Prabhudas Lilladher's research report on Clean Science and Technology
Clean Science and Technology (CLEAN) reported revenue of Rs2.4bn in Q1FY26, marking an 8.4% YoY increase but a 7.9% QoQ decline. The sequential dip in topline was due to lower sales of newer products such as DCC and TBHQ. The Pharma & Agro Intermediates segment witnessed the sharpest decline, with revenue down 32% QoQ. Volume for the company’s established products remained strong, supporting a robust standalone EBITDAM of 46%, driven by lower raw material costs. HALS volume stood at 540tn. The management reiterated its guidance of 4,500tn for HALS volume in FY26, with new HALS grades priced at USD11–35/kg expected to be launched over the coming quarters. HALS is likely to break even at the EBITDA level by Q2FY26, with monthly sales expected to reach Rs100mn. The HALS subsidiary reported EBITDA loss of Rs80mn in Q1FY26. On the capex front, water trials at Performance Chemicals 1 are scheduled for Aug’25, with commercialization of the facility targeted for Sep.
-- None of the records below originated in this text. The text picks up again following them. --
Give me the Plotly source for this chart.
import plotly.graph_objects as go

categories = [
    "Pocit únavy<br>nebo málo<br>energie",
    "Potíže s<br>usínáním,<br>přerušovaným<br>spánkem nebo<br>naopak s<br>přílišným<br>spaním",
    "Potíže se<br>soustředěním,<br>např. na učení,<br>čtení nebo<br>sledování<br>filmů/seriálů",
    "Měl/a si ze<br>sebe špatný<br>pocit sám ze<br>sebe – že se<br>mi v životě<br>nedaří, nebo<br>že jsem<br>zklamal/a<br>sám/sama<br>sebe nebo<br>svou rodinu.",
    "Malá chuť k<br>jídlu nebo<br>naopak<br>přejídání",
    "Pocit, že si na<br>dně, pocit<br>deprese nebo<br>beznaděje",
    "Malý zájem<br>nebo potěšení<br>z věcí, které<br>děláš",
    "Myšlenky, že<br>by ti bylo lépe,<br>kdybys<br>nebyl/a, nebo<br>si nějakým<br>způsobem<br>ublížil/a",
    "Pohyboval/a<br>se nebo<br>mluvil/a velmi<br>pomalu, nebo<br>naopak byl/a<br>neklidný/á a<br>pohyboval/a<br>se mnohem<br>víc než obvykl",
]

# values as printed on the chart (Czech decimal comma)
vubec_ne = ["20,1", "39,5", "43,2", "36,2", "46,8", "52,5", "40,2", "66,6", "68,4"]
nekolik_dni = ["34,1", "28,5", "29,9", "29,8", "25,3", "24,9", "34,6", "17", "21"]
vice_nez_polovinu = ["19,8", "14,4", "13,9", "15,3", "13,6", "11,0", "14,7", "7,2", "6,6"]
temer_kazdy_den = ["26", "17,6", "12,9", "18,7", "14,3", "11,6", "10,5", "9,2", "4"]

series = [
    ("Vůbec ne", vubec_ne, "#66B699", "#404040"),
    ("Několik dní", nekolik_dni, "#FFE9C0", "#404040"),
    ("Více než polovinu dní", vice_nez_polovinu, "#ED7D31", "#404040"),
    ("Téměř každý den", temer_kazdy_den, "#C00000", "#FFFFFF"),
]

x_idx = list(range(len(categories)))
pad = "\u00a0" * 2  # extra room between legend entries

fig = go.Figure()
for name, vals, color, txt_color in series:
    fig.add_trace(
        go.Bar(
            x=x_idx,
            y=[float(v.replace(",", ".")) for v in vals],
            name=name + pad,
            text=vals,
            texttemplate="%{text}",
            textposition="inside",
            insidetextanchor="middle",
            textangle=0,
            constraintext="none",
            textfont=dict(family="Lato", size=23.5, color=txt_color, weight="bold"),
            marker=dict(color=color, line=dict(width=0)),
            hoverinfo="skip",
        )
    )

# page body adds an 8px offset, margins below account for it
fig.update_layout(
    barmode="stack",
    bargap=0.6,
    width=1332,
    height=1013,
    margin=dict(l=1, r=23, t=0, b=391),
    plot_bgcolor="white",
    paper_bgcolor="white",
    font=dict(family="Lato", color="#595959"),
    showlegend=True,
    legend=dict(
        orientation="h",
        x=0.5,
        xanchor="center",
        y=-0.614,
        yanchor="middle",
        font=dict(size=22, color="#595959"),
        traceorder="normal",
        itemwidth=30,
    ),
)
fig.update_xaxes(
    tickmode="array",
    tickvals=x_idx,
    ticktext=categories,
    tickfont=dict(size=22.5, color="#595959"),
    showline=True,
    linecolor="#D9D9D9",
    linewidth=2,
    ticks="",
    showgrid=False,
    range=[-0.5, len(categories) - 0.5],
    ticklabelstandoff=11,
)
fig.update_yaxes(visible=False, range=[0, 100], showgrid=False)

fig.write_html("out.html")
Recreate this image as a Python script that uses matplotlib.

Performance Chemicals 2 is on track for commercialization in Q4FY26. Looking ahead, these new capacity additions are expected to be key growth drivers.
Outlook
However, the company’s margin profile may face some pressure, as certain new products such as HALS are expected to yield lower profitability compared to the legacy portfolio. At its current valuation of 41x FY27 EPS, we maintain ‘HOLD’ rating on CLEAN, with target price of Rs1,425 valuing it at 40x FY27 EPS.